Practical Implementation with Stanford Parser
To effectively identify nouns and verbs using the Stanford Parser, you can use the Stanford CoreNLP library in Java. This library provides a comprehensive suite of NLP tools, including the parser, POS tagger, and dependency parser. Below is a general outline of how you can implement this in Java:
- Set up the Stanford CoreNLP library: Include the necessary JAR files in your Java project.
- Create a StanfordCoreNLP pipeline: This pipeline will process the text and perform the required NLP tasks.
- Annotate the text: Feed the text into the pipeline to generate an annotation object.
- Extract POS tags: Iterate through the tokens in the annotation and extract their POS tags.

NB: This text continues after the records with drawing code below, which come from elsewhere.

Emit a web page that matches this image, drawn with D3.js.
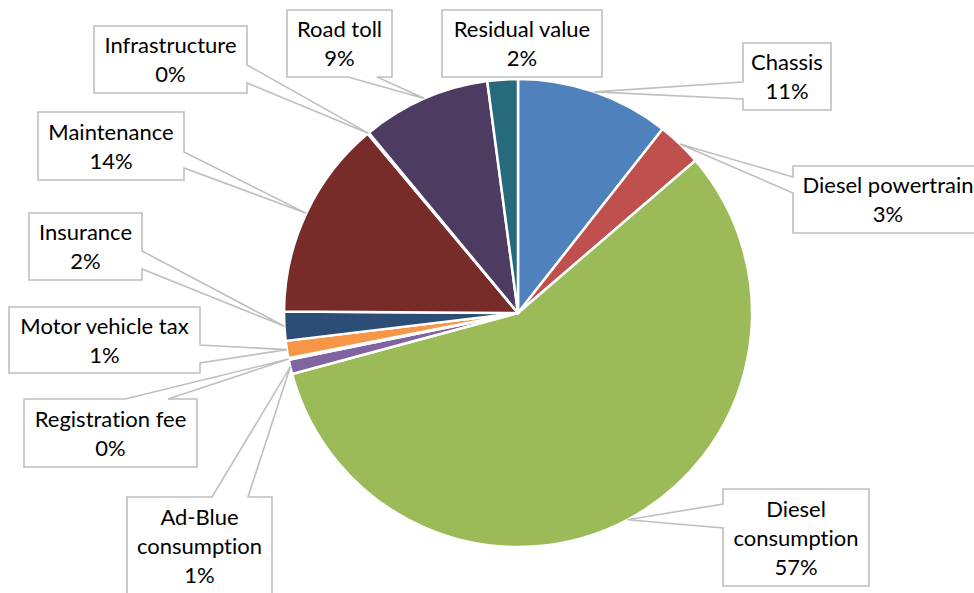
<!DOCTYPE html>
<html>
<head>
<meta charset="utf-8">
<script src="https://cdn.jsdelivr.net/npm/d3@7"></script>
<style>
  body { margin: 0; background: #fff; }
  svg { display: block; }
  .callout text { font-family: Lato, "Open Sans", sans-serif; font-size: 22px; fill: #000; font-variant-ligatures: none; }
</style>
</head>
<body>
<svg id="chart" width="974" height="593"></svg>
<script>
// ===== data =====
const categories = [
  "Chassis", "Diesel powertrain", "Diesel consumption", "Ad-Blue consumption",
  "Registration fee", "Motor vehicle tax", "Insurance", "Maintenance",
  "Infrastructure", "Road toll", "Residual value"
];
const shares = [10.6, 3.1, 57.1, 1.0, 0.1, 1.2, 2.0, 13.8, 0.1, 8.9, 2.1];
const colors = [
  "#4f81bd", "#c0504d", "#9bbb59", "#8064a2", "#4bacc6", "#f79646",
  "#2c4d75", "#772c2a", "#5f7530", "#4d3b62", "#276a7c"
];

// ===== callout boxes (layout only) =====
// side = where the pointer leaves the box, b0/b1 = pointer base along that side
const boxes = {
  "Chassis":             { x: 743, y: 43,  w: 88,  h: 67, side: "left",   b0: 82,  b1: 99 },
  "Diesel powertrain":   { x: 793, y: 166, w: 190, h: 67, side: "left",   b0: 177, b1: 193 },
  "Diesel consumption":  { x: 723, y: 489, w: 146, h: 97, side: "left",   b0: 504, b1: 528, wrap: true },
  "Ad-Blue consumption": { x: 127, y: 497, w: 145, h: 98, side: "top",    b0: 212, b1: 248, wrap: true },
  "Registration fee":    { x: 24,  y: 399, w: 173, h: 68, side: "top",    b0: 125, b1: 168 },
  "Motor vehicle tax":   { x: 9,   y: 307, w: 191, h: 66, side: "right",  b0: 345, b1: 363 },
  "Insurance":           { x: 29,  y: 213, w: 113, h: 67, side: "right",  b0: 251, b1: 269 },
  "Maintenance":         { x: 38,  y: 112, w: 146, h: 68, side: "right",  b0: 152, b1: 168 },
  "Infrastructure":      { x: 94,  y: 26,  w: 153, h: 67, side: "right",  b0: 65,  b1: 83 },
  "Road toll":           { x: 287, y: 10,  w: 105, h: 67, side: "bottom", b0: 348, b1: 377 },
  "Residual value":      { x: 442, y: 10,  w: 160, h: 67, side: "none" }
};

const svg = d3.select("#chart");
const cx = 518, cy = 313, radius = 234;

const data = categories.map((c, i) => ({ name: c, value: shares[i], color: colors[i] }));
const total = d3.sum(shares);
const pct = d3.format(".0%");

const pie = d3.pie().sort(null).value((d) => d.value);
const arc = d3.arc().innerRadius(0).outerRadius(radius);
const arcs = pie(data);

const g = svg.append("g").attr("transform", `translate(${cx},${cy})`);
g.selectAll("path")
  .data(arcs)
  .enter()
  .append("path")
  .attr("d", arc)
  .attr("fill", (d) => d.data.color)
  .attr("stroke", "#fff")
  .attr("stroke-width", 2.5)
  .attr("stroke-linejoin", "round");

//===== callouts =====
const calloutPath = (b, tip) => {
  const x0 = b.x, y0 = b.y, x1 = b.x + b.w, y1 = b.y + b.h;
  const p = d3.path();
  p.moveTo(x0, y0);
  if (b.side == "top") { p.lineTo(b.b0, y0); p.lineTo(tip[0], tip[1]); p.lineTo(b.b1, y0); }
  p.lineTo(x1, y0);
  if (b.side == "right") { p.lineTo(x1, b.b0); p.lineTo(tip[0], tip[1]); p.lineTo(x1, b.b1); }
  p.lineTo(x1, y1);
  if (b.side == "bottom") { p.lineTo(b.b1, y1); p.lineTo(tip[0], tip[1]); p.lineTo(b.b0, y1); }
  p.lineTo(x0, y1);
  if (b.side == "left") { p.lineTo(x0, b.b1); p.lineTo(tip[0], tip[1]); p.lineTo(x0, b.b0); }
  p.closePath();
  return p.toString();
};

const callouts = svg.append("g").attr("class", "callout");
arcs.forEach((d) => {
  const b = boxes[d.data.name];
  const mid = (d.startAngle + d.endAngle) / 2;
  const tip = [cx + radius * Math.sin(mid), cy - radius * Math.cos(mid)];
  const co = callouts.append("g");
  co.append("path")
    .attr("d", calloutPath(b, tip))
    .attr("fill", "#fff")
    .attr("stroke", "#bfbfbf")
    .attr("stroke-width", 1.6)
    .attr("stroke-linejoin", "miter");
  let lines = b.wrap ? [d.data.name.slice(0, d.data.name.indexOf(" ")), d.data.name.slice(d.data.name.indexOf(" ") + 1)] : [d.data.name];
  lines.push(pct(d.data.value / total));
  const lh = 29;
  const bcy = b.y + b.h / 2;
  co.selectAll("text")
    .data(lines)
    .enter()
    .append("text")
    .attr("x", b.x + b.w / 2)
    .attr("y", (t, i) => bcy + (i - (lines.length - 1) / 2) * lh + 8)
    .attr("text-anchor", "middle")
    .text((t) => t);
});
</script>
</body>
</html>
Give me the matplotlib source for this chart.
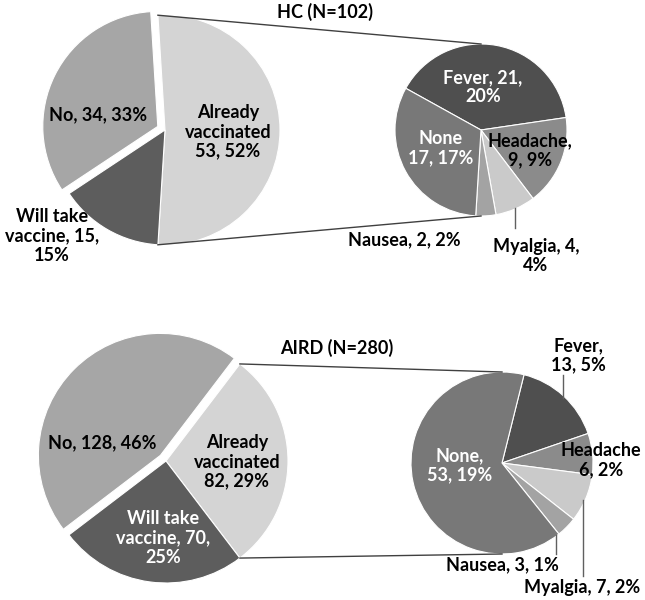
import numpy as np
import matplotlib.pyplot as plt

plt.rcParams['font.family'] = ['Lato', 'DejaVu Sans']

W, H = 645, 600

# Données
main_labels = ['Already vaccinated', 'Will take vaccine', 'No']
main_colors = ['#d4d4d4', '#5d5d5d', '#a6a6a6']
sub_labels = ['Fever', 'Headache', 'Myalgia', 'Nausea', 'None']
sub_colors = ['#4f4f4f', '#8b8b8b', '#cacaca', '#a3a3a3', '#787878']

hc_main = [53, 15, 34]
hc_sub = [21, 9, 4, 2, 17]
hc_pct_main = [52, 15, 33]
hc_pct_sub = [20, 9, 4, 2, 17]

aird_main = [82, 70, 128]
aird_sub = [13, 6, 7, 3, 53]
aird_pct_main = [29, 25, 46]
aird_pct_sub = [5, 2, 2, 1, 19]

titles = ['HC (N=102)', 'AIRD (N=280)']


def Y(y):
    # coordonnées image -> coordonnées axes (y vers le haut)
    return H - y


fig = plt.figure(figsize=(W / 100, H / 100), dpi=100)
ax = fig.add_axes([0, 0, 1, 1])

wp = dict(edgecolor='white', linewidth=0.8)
fs = 13


def draw_panel(main, sub, pm, ps, title, c_main, r_main, c_sub, r_sub,
               sub_start, explode, main_txt, sub_txt, leaders, title_xy):
    frac = main[0] / sum(main)
    # explode est en unités de données ici (rayon != 1)
    ax.pie(main, colors=main_colors, startangle=frac * 180, counterclock=False,
           center=c_main, radius=r_main, explode=[0, 0, explode * r_main],
           wedgeprops=wp)
    ax.pie(sub, colors=sub_colors, startangle=sub_start, counterclock=False,
           center=c_sub, radius=r_sub, wedgeprops=wp)

    # lignes de liaison
    a = np.deg2rad(frac * 180)
    for s in (1, -1):
        x0 = c_main[0] + r_main * np.cos(a)
        y0 = c_main[1] + s * r_main * np.sin(a)
        ax.plot([x0, c_sub[0]], [y0, c_sub[1] + s * r_sub],
                color='#404040', lw=1)

    for (x, y, txt, col) in main_txt + sub_txt:
        ax.text(x, Y(y), txt, ha='center', va='center', fontsize=fs,
                fontweight='bold', color=col, linespacing=1.15)
    for (x, y1, y2) in leaders:
        ax.plot([x, x], [Y(y1), Y(y2)], color='#606060', lw=1)
    ax.text(title_xy[0], Y(title_xy[1]), title, ha='center', va='center',
            fontsize=fs, fontweight='bold')


# HC
draw_panel(hc_main, hc_sub, hc_pct_main, hc_pct_sub, titles[0],
           (165, Y(130)), 115, (481, Y(130)), 86, 151, 0.07,
           [(228, 132, f'Already\nvaccinated\n{hc_main[0]}, {hc_pct_main[0]}%', 'black'),
            (52, 236, f'Will take\nvaccine, {hc_main[1]},\n{hc_pct_main[1]}%', 'black'),
            (98, 115, f'No, {hc_main[2]}, {hc_pct_main[2]}%', 'black')],
           [(483, 87, f'Fever, {hc_sub[0]},\n{hc_pct_sub[0]}%', 'white'),
            (530, 150, f'Headache,\n{hc_sub[1]}, {hc_pct_sub[1]}%', 'black'),
            (536, 256, f'Myalgia, {hc_sub[2]},\n{hc_pct_sub[2]}%', 'black'),
            (404, 240, f'Nausea, {hc_sub[3]}, {hc_pct_sub[3]}%', 'black'),
            (441, 148, f'None\n{hc_sub[4]}, {hc_pct_sub[4]}%', 'white')],
           [(515, 208, 228)], (325, 12))

# AIRD
draw_panel(aird_main, aird_sub, aird_pct_main, aird_pct_sub, titles[1],
           (166, Y(461)), 122, (502, Y(463)), 91, 76, 0.065,
           [(237, 462, f'Already\nvaccinated\n{aird_main[0]}, {aird_pct_main[0]}%', 'black'),
            (163, 538, f'Will take\nvaccine, {aird_main[1]},\n{aird_pct_main[1]}%', 'white'),
            (102, 443, f'No, {aird_main[2]}, {aird_pct_main[2]}%', 'black')],
           [(578, 355, f'Fever,\n{aird_sub[0]}, {aird_pct_sub[0]}%', 'black'),
            (601, 460, f'Headache\n{aird_sub[1]}, {aird_pct_sub[1]}%', 'black'),
            (582, 587, f'Myalgia, {aird_sub[2]}, {aird_pct_sub[2]}%', 'black'),
            (502, 565, f'Nausea, {aird_sub[3]}, {aird_pct_sub[3]}%', 'black'),
            (460, 465, f'None,\n{aird_sub[4]}, {aird_pct_sub[4]}%', 'white')],
           [(563, 375, 398), (556, 535, 554), (583, 500, 576)], (337, 348))

ax.set_xlim(0, W)
ax.set_ylim(0, H)
ax.set_aspect('equal')
ax.axis('off')

plt.savefig('out.png', dpi=100)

- Apply contextual analysis and dependency parsing: Use the extracted POS tags and dependency relations to disambiguate words that can be both nouns and verbs.
Java Code Snippet Example
import edu.stanford.nlp.pipeline.*;
import edu.stanford.nlp.ling.*;
import edu.stanford.nlp.trees.*;
import java.util.Properties;
import java.util.List;
public class NounVerbIdentifier {
public static void main(String[] args) {
// Set up the Stanford CoreNLP pipeline
Properties props = new Properties();
props.setProperty("annotators", "tokenize, ssplit, pos, lemma, parse");
StanfordCoreNLP pipeline = new StanfordCoreNLP(props);
// Example sentence
String text = "The search for a solution is important. We will search the database.";
// Annotate the text
CoreDocument document = new CoreDocument(text);
pipeline.annotate(document);
// Extract POS tags and dependency relations
for (CoreSentence sentence : document.sentences()) {
for (CoreLabel token : sentence.tokens()) {
String word = token.originalText();
String posTag = token.tag();
System.out.println(word + ": " + posTag);
// Implement contextual analysis and dependency parsing here
// to further refine noun/verb identification
}
}
}
}
This code snippet demonstrates how to set up the Stanford CoreNLP pipeline, annotate text, and extract POS tags. You can extend this code to incorporate contextual analysis and dependency parsing to improve the accuracy of noun and verb identification. By leveraging these techniques, you can effectively handle the ambiguity of words like "search" and other words with dual roles.
Conclusion
Identifying whether a word is a noun or a verb using the Stanford Parser involves a multi-faceted approach. While the parser's POS tagging capabilities provide a solid foundation, contextual analysis and dependency parsing are crucial for resolving ambiguities, particularly for words that can function as both nouns and verbs. By combining these techniques, you can achieve a more accurate and nuanced understanding of the grammatical roles of words in a sentence. The Stanford Parser, with its comprehensive features and flexibility, is a powerful tool for NLP tasks, enabling researchers and practitioners to tackle complex language processing challenges.